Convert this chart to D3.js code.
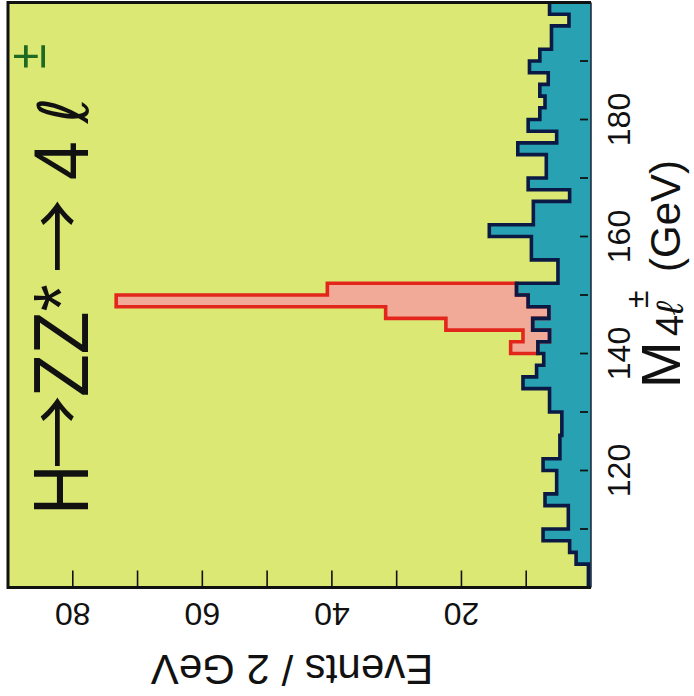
<!DOCTYPE html>
<html>
<head>
<meta charset="utf-8">
<script src="https://cdn.jsdelivr.net/npm/d3@7"></script>
<style>
body{margin:0;background:#fff;}
svg{display:block;}
text{font-family:"Liberation Sans",Arial,Helvetica,sans-serif;fill:#111;}
</style>
</head>
<body>
<script>
const width = 694;
const height = 696;

// bins of 2 GeV (low edge), background expectation and Higgs signal on top
const binLow = [100,102,104,106,108,110,112,114,116,118,120,122,124,126,128,130,132,134,136,138,
                140,142,144,146,148,150,152,154,156,158,160,162,164,166,168,170,172,174,176,178,
                180,182,184,186,188,190,192,194,196,198];
const background = [0.4,0.4,2.3,3.3,7.4,3.5,3.5,7.1,5.3,5.3,7.4,4.8,4.8,4.5,4.5,6.4,6.4,10.5,8.4,7.3,
                    8.2,6.4,9.0,6.5,9.7,11.5,5.1,5.1,9.2,9.2,15.7,8.9,8.9,3.3,9.7,6.9,6.9,11.3,5.3,9.7,
                    7.9,7.1,7.9,6.6,9.5,7.9,6.1,6.1,3.4,6.4];
const signalLow = [140,142,144,146,148,150];
const signal = [4.2,4.1,13.4,25.2,63.6,29.2];

const massTicks = [110,120,130,140,150,160,170,180,190];
const massLabels = [120,140,160,180];
const eventTicks = [10,20,30,40,50,60,70,80];
const eventLabels = [20,40,60,80];

const colors = {bg:'#dbe873', bkg:'#28a2b3', bkgLine:'#0b1a44', sig:'#f2aa98', sigLine:'#e3261c', pm:'#1f6a22'};

const svg = d3.select('body').append('svg')
              .attr('width',width)
              .attr('height',height);

// events run right->left, mass runs bottom->top (plot is turned on its side)
const x = d3.scaleLinear().domain([0,90]).range([591,8]);
const y = d3.scaleLinear().domain([100,200]).range([587.5,2.5]);

svg.append('rect')
   .attr('x',x(90)).attr('y',y(200))
   .attr('width',x(0)-x(90)).attr('height',y(100)-y(200))
   .attr('fill',colors.bg);

const line = d3.line().x(d=>x(d[0])).y(d=>y(d[1]));

function steps(lows,vals){
    const pts=[];
    lows.forEach((m,i)=>{
        pts.push([vals[i],m]);
        pts.push([vals[i],m+2]);
    });
    return pts;
}

const bkgPts = steps(binLow,background);
const bkgLookup = new Map(binLow.map((m,i)=>[m,background[i]]));

// background fill
svg.append('path')
   .attr('d',line([[0,100],...bkgPts,[0,200]]))
   .attr('fill',colors.bkg);

// signal stacked on background
const total = signalLow.map((m,i)=>bkgLookup.get(m)+signal[i]);
const topPts = steps(signalLow,total);
const basePts = steps(signalLow,signalLow.map(m=>bkgLookup.get(m))).reverse();
svg.append('path')
   .attr('d',line([...topPts,...basePts])+'Z')
   .attr('fill',colors.sig)
   .attr('stroke',colors.sigLine)
   .attr('stroke-width',3.6);

// background outline
svg.append('path')
   .attr('d',line(bkgPts))
   .attr('fill','none')
   .attr('stroke',colors.bkgLine)
   .attr('stroke-width',3.6);

// frame
const frame = svg.append('g');
frame.append('path')
     .attr('d',`M${x(0)},${y(200)}H${x(90)}V${y(100)}H${x(0)}`)
     .attr('fill','none').attr('stroke','#111').attr('stroke-width',3);
frame.append('line')
     .attr('x1',x(0)).attr('x2',x(0)).attr('y1',y(200)).attr('y2',y(100))
     .attr('stroke','#1a2233').attr('stroke-width',1.5);

// event ticks (bottom, pointing up)
svg.append('g').selectAll('line').data(eventTicks).enter()
   .append('line')
   .attr('x1',d=>x(d)).attr('x2',d=>x(d))
   .attr('y1',y(100)).attr('y2',y(100)-17)
   .attr('stroke','#111').attr('stroke-width',1.6);

svg.append('g').selectAll('text').data(eventLabels).enter()
   .append('text')
   .attr('transform',d=>`translate(${x(d)},603) rotate(180)`)
   .attr('text-anchor','middle')
   .style('font-size','32px')
   .text(d=>d);

svg.append('text')
   .attr('transform','translate(292,655) rotate(180)')
   .attr('text-anchor','middle')
   .style('font-size','42px')
   .text('Events / 2 GeV');

// mass ticks (right side, short dashes)
svg.append('g').selectAll('line').data(massTicks).enter()
   .append('line')
   .attr('x1',x(0)-11).attr('x2',x(0)-3)
   .attr('y1',d=>y(d)).attr('y2',d=>y(d))
   .attr('stroke','#111').attr('stroke-width',1.8);

svg.append('g').selectAll('text').data(massLabels).enter()
   .append('text')
   .attr('transform',d=>`translate(630,${y(d)}) rotate(-90)`)
   .attr('text-anchor','middle')
   .style('font-size','32px')
   .text(d=>d);

// mass axis title
const mt = svg.append('text')
   .attr('transform','translate(680,388) rotate(-90)');
mt.append('tspan').attr('x',0).style('font-size','56px').text('M');
mt.append('tspan').attr('x',52).attr('dy',3).style('font-size','38px').text('4');
mt.append('tspan').style('font-size','38px').style('font-style','italic').text('ℓ');
mt.append('tspan').attr('x',80).attr('dy',-35).style('font-size','32px').text('±');
mt.append('tspan').attr('x',116).attr('dy',32).style('font-size','42px').text('(GeV)');

// process title
const tt = svg.append('text')
   .attr('transform','translate(88,515) rotate(-90) scale(1,1.12)')
   .style('font-size','70px');
tt.append('tspan').attr('x',0).text('H');
tt.append('tspan').attr('x',118).text('ZZ*');
tt.append('tspan').attr('x',335).text('4');
tt.append('tspan').attr('x',392).style('font-style','italic').style('font-family','"DejaVu Sans"').style('font-size','62px').text('ℓ');
tt.append('tspan').attr('x',446).attr('dy',-38).style('font-size','46px').style('fill',colors.pm).text('±');

// thin open arrows of the title
const arrows = [46,242];
svg.append('g').selectAll('text').data(arrows).enter()
   .append('text')
   .attr('transform','translate(84,515) rotate(-90) scale(1,0.95)')
   .attr('x',d=>d)
   .style('font-family','"Noto Sans CJK JP","DejaVu Sans",sans-serif')
   .style('font-size','74px')
   .text('→');
</script>
</body>
</html>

_What the task asks_
In the data above, please extract the lines from the first one through the line with "const line = d3.line().x(d=>x(d[0])).y(d=>y(d[1]));", exactly, and keep pictures out.

_Task result_
Convert this chart to D3.js code.
<!DOCTYPE html>
<html>
<head>
<meta charset="utf-8">
<script src="https://cdn.jsdelivr.net/npm/d3@7"></script>
<style>
body{margin:0;background:#fff;}
svg{display:block;}
text{font-family:"Liberation Sans",Arial,Helvetica,sans-serif;fill:#111;}
</style>
</head>
<body>
<script>
const width = 694;
const height = 696;

// bins of 2 GeV (low edge), background expectation and Higgs signal on top
const binLow = [100,102,104,106,108,110,112,114,116,118,120,122,124,126,128,130,132,134,136,138,
                140,142,144,146,148,150,152,154,156,158,160,162,164,166,168,170,172,174,176,178,
                180,182,184,186,188,190,192,194,196,198];
const background = [0.4,0.4,2.3,3.3,7.4,3.5,3.5,7.1,5.3,5.3,7.4,4.8,4.8,4.5,4.5,6.4,6.4,10.5,8.4,7.3,
                    8.2,6.4,9.0,6.5,9.7,11.5,5.1,5.1,9.2,9.2,15.7,8.9,8.9,3.3,9.7,6.9,6.9,11.3,5.3,9.7,
                    7.9,7.1,7.9,6.6,9.5,7.9,6.1,6.1,3.4,6.4];
const signalLow = [140,142,144,146,148,150];
const signal = [4.2,4.1,13.4,25.2,63.6,29.2];

const massTicks = [110,120,130,140,150,160,170,180,190];
const massLabels = [120,140,160,180];
const eventTicks = [10,20,30,40,50,60,70,80];
const eventLabels = [20,40,60,80];

const colors = {bg:'#dbe873', bkg:'#28a2b3', bkgLine:'#0b1a44', sig:'#f2aa98', sigLine:'#e3261c', pm:'#1f6a22'};

const svg = d3.select('body').append('svg')
              .attr('width',width)
              .attr('height',height);

// events run right->left, mass runs bottom->top (plot is turned on its side)
const x = d3.scaleLinear().domain([0,90]).range([591,8]);
const y = d3.scaleLinear().domain([100,200]).range([587.5,2.5]);

svg.append('rect')
   .attr('x',x(90)).attr('y',y(200))
   .attr('width',x(0)-x(90)).attr('height',y(100)-y(200))
   .attr('fill',colors.bg);

const line = d3.line().x(d=>x(d[0])).y(d=>y(d[1]));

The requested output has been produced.